Slip-and-Fall Case - $3,000,000 Settlement | Joel H. SchwartzJoel H. Schwartz, P.C.

Slip and Fall Attorney Case

Fall – Urethral Disruption / Erectile Dysfunction of Penis – Fall Through Barn Door $3,000,000 payout

Reported in the Lawyers Weekly

In this case, the plaintiff was a 16 year old student. Tort action was brought against the trustees and professor of a prep school by the plaintiff. In October 1992 the plaintiff was babysitting the professor’s two children at the professor’s residence. The professor’s home was located near campus and was provided by the prep school institution.

The plaintiff was watching the two children, and playing in the barn which doubled as a squash court. Above the court was a gallery in which one of the two children was situated. At the time the child in the gallery cried out for the attention of the plaintiff. The plaintiff proceeded to climb the stairs, and searched for the door that led into the gallery. Lights were illuminating the court and the gallery, but not other parts of the barn. When the plaintiff opened the door, he saw light which he believed was coming from another door. At this time he proceeded forward, but there was no floor on the other side of the door. This led to a 12 foot fall. It appeared that the plaintiff stepped into a hay chute, and in turn fell on top of some furniture that was in storage.

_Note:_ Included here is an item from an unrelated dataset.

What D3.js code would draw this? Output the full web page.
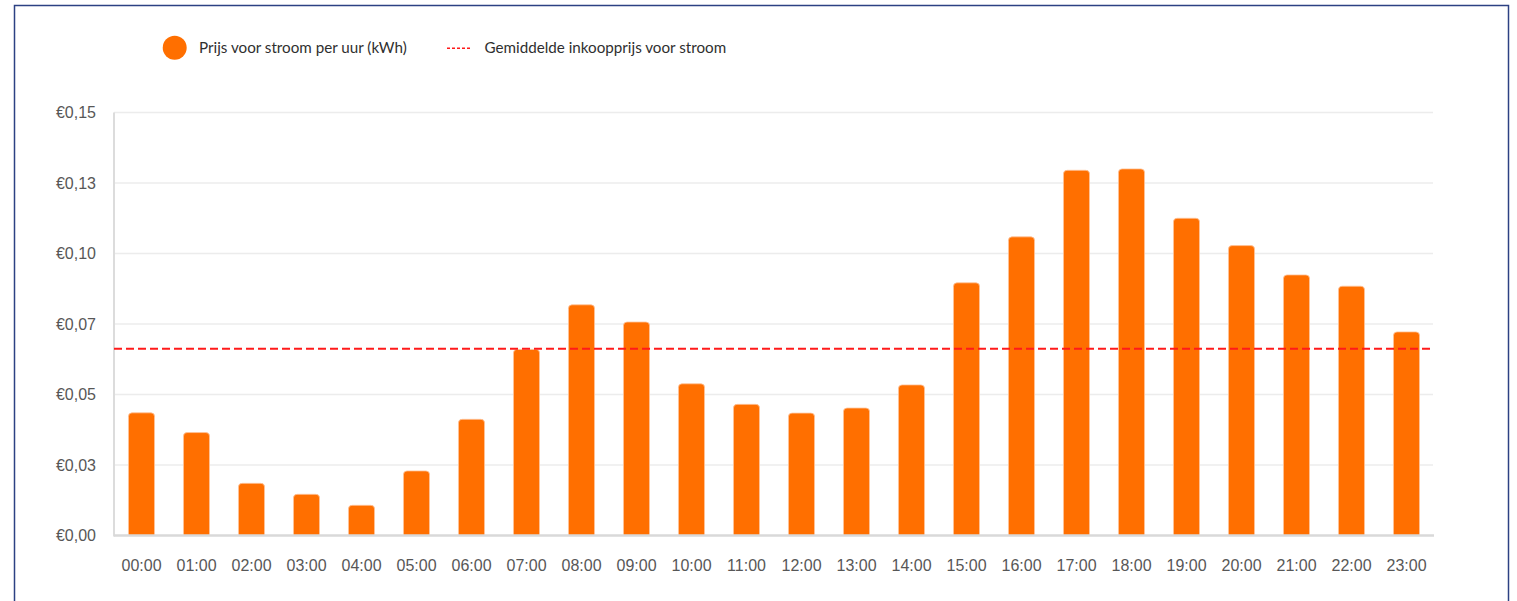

The plaintiff contended that the defendant was at fault for not keeping a safe property which led to his accident. Even more so, the incident could have been avoided if the professor would have simply told the plaintiff that the barn was unsafe.

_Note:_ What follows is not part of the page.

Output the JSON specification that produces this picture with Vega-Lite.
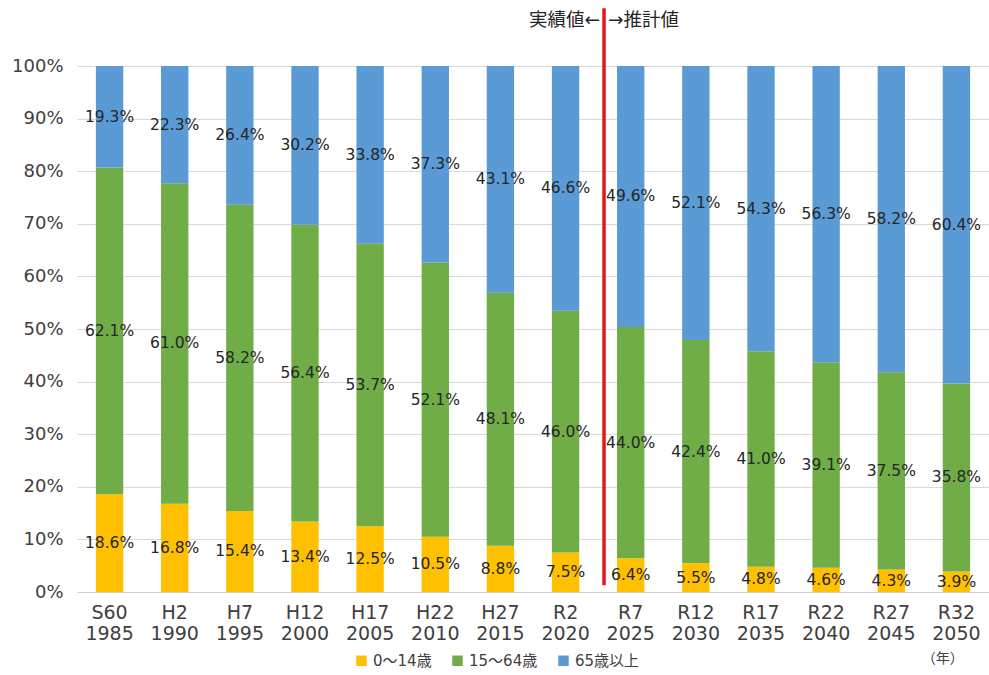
{
  "$schema": "https://vega.github.io/schema/vega-lite/v6.json",
  "width": 912,
  "height": 526,
  "autosize": {"type": "none"},
  "padding": {"left": 77, "top": 66, "right": 0, "bottom": 83},
  "background": "white",
  "config": {
    "view": {"stroke": null},
    "font": "DejaVu Sans, Noto Sans CJK JP",
    "text": {"font": "DejaVu Sans, Noto Sans CJK JP"}
  },
  "data": {
    "values": [
      {"period": "S60|1985", "group": "0～14歳", "o": 1, "pct": 18.6},
      {"period": "H2|1990", "group": "0～14歳", "o": 1, "pct": 16.8},
      {"period": "H7|1995", "group": "0～14歳", "o": 1, "pct": 15.4},
      {"period": "H12|2000", "group": "0～14歳", "o": 1, "pct": 13.4},
      {"period": "H17|2005", "group": "0～14歳", "o": 1, "pct": 12.5},
      {"period": "H22|2010", "group": "0～14歳", "o": 1, "pct": 10.5},
      {"period": "H27|2015", "group": "0～14歳", "o": 1, "pct": 8.8},
      {"period": "R2|2020", "group": "0～14歳", "o": 1, "pct": 7.5},
      {"period": "R7|2025", "group": "0～14歳", "o": 1, "pct": 6.4},
      {"period": "R12|2030", "group": "0～14歳", "o": 1, "pct": 5.5},
      {"period": "R17|2035", "group": "0～14歳", "o": 1, "pct": 4.8},
      {"period": "R22|2040", "group": "0～14歳", "o": 1, "pct": 4.6},
      {"period": "R27|2045", "group": "0～14歳", "o": 1, "pct": 4.3},
      {"period": "R32|2050", "group": "0～14歳", "o": 1, "pct": 3.9},
      {"period": "S60|1985", "group": "15～64歳", "o": 2, "pct": 62.1},
      {"period": "H2|1990", "group": "15～64歳", "o": 2, "pct": 61.0},
      {"period": "H7|1995", "group": "15～64歳", "o": 2, "pct": 58.2},
      {"period": "H12|2000", "group": "15～64歳", "o": 2, "pct": 56.4},
      {"period": "H17|2005", "group": "15～64歳", "o": 2, "pct": 53.7},
      {"period": "H22|2010", "group": "15～64歳", "o": 2, "pct": 52.1},
      {"period": "H27|2015", "group": "15～64歳", "o": 2, "pct": 48.1},
      {"period": "R2|2020", "group": "15～64歳", "o": 2, "pct": 46.0},
      {"period": "R7|2025", "group": "15～64歳", "o": 2, "pct": 44.0},
      {"period": "R12|2030", "group": "15～64歳", "o": 2, "pct": 42.4},
      {"period": "R17|2035", "group": "15～64歳", "o": 2, "pct": 41.0},
      {"period": "R22|2040", "group": "15～64歳", "o": 2, "pct": 39.1},
      {"period": "R27|2045", "group": "15～64歳", "o": 2, "pct": 37.5},
      {"period": "R32|2050", "group": "15～64歳", "o": 2, "pct": 35.8},
      {"period": "S60|1985", "group": "65歳以上", "o": 3, "pct": 19.3},
      {"period": "H2|1990", "group": "65歳以上", "o": 3, "pct": 22.3},
      {"period": "H7|1995", "group": "65歳以上", "o": 3, "pct": 26.4},
      {"period": "H12|2000", "group": "65歳以上", "o": 3, "pct": 30.2},
      {"period": "H17|2005", "group": "65歳以上", "o": 3, "pct": 33.8},
      {"period": "H22|2010", "group": "65歳以上", "o": 3, "pct": 37.3},
      {"period": "H27|2015", "group": "65歳以上", "o": 3, "pct": 43.1},
      {"period": "R2|2020", "group": "65歳以上", "o": 3, "pct": 46.6},
      {"period": "R7|2025", "group": "65歳以上", "o": 3, "pct": 49.6},
      {"period": "R12|2030", "group": "65歳以上", "o": 3, "pct": 52.1},
      {"period": "R17|2035", "group": "65歳以上", "o": 3, "pct": 54.3},
      {"period": "R22|2040", "group": "65歳以上", "o": 3, "pct": 56.3},
      {"period": "R27|2045", "group": "65歳以上", "o": 3, "pct": 58.2},
      {"period": "R32|2050", "group": "65歳以上", "o": 3, "pct": 60.4}
    ]
  },
  "encoding": {
    "x": {
      "field": "period",
      "type": "nominal",
      "sort": null,
      "scale": {"paddingInner": 0.58, "paddingOuter": 0.29},
      "axis": {
        "title": null,
        "labelAngle": 0,
        "labelExpr": "split(datum.value, '|')",
        "labelFontSize": 19,
        "labelLineHeight": 21,
        "labelColor": "#404040",
        "labelPadding": 11,
        "ticks": false,
        "domainColor": "#d0d0d0",
        "grid": false
      }
    }
  },
  "layer": [
    {
      "transform": [
        {"stack": "pct", "groupby": ["period"], "sort": [{"field": "o"}], "offset": "normalize", "as": ["y0", "y1"]}
      ],
      "mark": {"type": "bar"},
      "encoding": {
        "y": {
          "field": "y0",
          "type": "quantitative",
          "scale": {"domain": [0, 1]},
          "axis": {
            "title": null,
            "format": ".0%",
            "values": [0, 0.1, 0.2, 0.3, 0.4, 0.5, 0.6, 0.7, 0.8, 0.9, 1],
            "labelFontSize": 18,
            "labelColor": "#404040",
            "labelPadding": 14,
            "ticks": false,
            "domain": false,
            "gridColor": "#d9d9d9"
          }
        },
        "y2": {"field": "y1"},
        "color": {
          "field": "group",
          "type": "nominal",
          "sort": ["0～14歳", "15～64歳", "65歳以上"],
          "scale": {"domain": ["0～14歳", "15～64歳", "65歳以上"], "range": ["#FFC000", "#70AD47", "#5B9BD5"]},
          "legend": {
            "title": null,
            "orient": "none",
            "legendX": 277,
            "legendY": 587,
            "direction": "horizontal",
            "labelFontSize": 15,
            "labelColor": "#404040",
            "symbolType": "square",
            "symbolSize": 110,
            "symbolStrokeWidth": 0,
            "columnPadding": 18
          }
        }
      }
    },
    {
      "transform": [
        {"stack": "pct", "groupby": ["period"], "sort": [{"field": "o"}], "offset": "normalize", "as": ["y0", "y1"]},
        {"calculate": "(datum.y0 + datum.y1) / 2", "as": "mid"},
        {"calculate": "format(datum.pct, '.1f') + '%'", "as": "lbl"}
      ],
      "mark": {"type": "text", "fontSize": 15.5, "color": "#262626"},
      "encoding": {
        "y": {"field": "mid", "type": "quantitative"},
        "text": {"field": "lbl"}
      }
    },
    {
      "data": {"values": [{}]},
      "mark": {"type": "rule", "color": "#E8161B", "strokeWidth": 3.5, "clip": false, "xOffset": -13},
      "encoding": {
        "x": {"datum": "R7|2025", "bandPosition": 0},
        "y": {"datum": 1.11},
        "y2": {"datum": 0.013}
      }
    },
    {
      "data": {"values": [{"t": "実績値←"}]},
      "mark": {"type": "text", "fontSize": 18.5, "color": "#262626", "align": "right", "xOffset": -17},
      "encoding": {
        "x": {"datum": "R7|2025", "bandPosition": 0},
        "y": {"datum": 1.087},
        "text": {"field": "t"}
      }
    },
    {
      "data": {"values": [{"t": "→推計値"}]},
      "mark": {"type": "text", "fontSize": 18.5, "color": "#262626", "align": "left", "xOffset": -9},
      "encoding": {
        "x": {"datum": "R7|2025", "bandPosition": 0},
        "y": {"datum": 1.087},
        "text": {"field": "t"}
      }
    },
    {
      "data": {"values": [{"t": "（年）"}]},
      "mark": {"type": "text", "fontSize": 14, "color": "#404040"},
      "encoding": {
        "x": {"datum": "R32|2050", "bandPosition": 0},
        "y": {"datum": -0.128},
        "text": {"field": "t"}
      }
    }
  ]
}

On the other side of things, counsel for the defense claimed that the plaintiff was liable because of his negligence in venturing around a barn that he was not familiar with.

As a result of the incident, both parties acknowledged that the plaintiff received significant injuries. After the fall, the plaintiff was diagnosed with fractures of the pubis, fracture of the distal coccyx, variable impotence, and erectile dysfunction. Due to these injuries, the plaintiff had to undergo several procedures. Even though the defendants agreed that the injuries were significant, they disputed the injuries would cause any permanent effects.

The injuries to the plaintiff were documented by an independent medical examiner. But even with that being said, the defendants brought in their own expert who argued that the plaintiff could resume normal sexual activity with non-invasive treatments. The plaintiff strongly disputed this.

During this case the school stated that since it was a nonprofit establishment, it was subject to a statutory cap of $20,000. The school carried an insurance policy of $1 million, and the professor $500,000. During litigation, the insurer for the professor declared action against the insurer for the school. They claimed that the professor’s insurance was to be used as a secondary policy to that of the school. This resulted in 10 hours of discussion between the two parties wherein the defendants could not reach an agreement.

The plaintiff’s counsel was concerned that the settlement could not exceed $520,000 due to the policy limits. For this reason, they moved forward in negotiations with the attorneys who were representing the insurance companies.

When the case was settled, the plaintiff received $600,000 in up front cash. In addition, an annuity of $3,466 per month for life was also given. This annuity has a 30 year guarantee attached to it.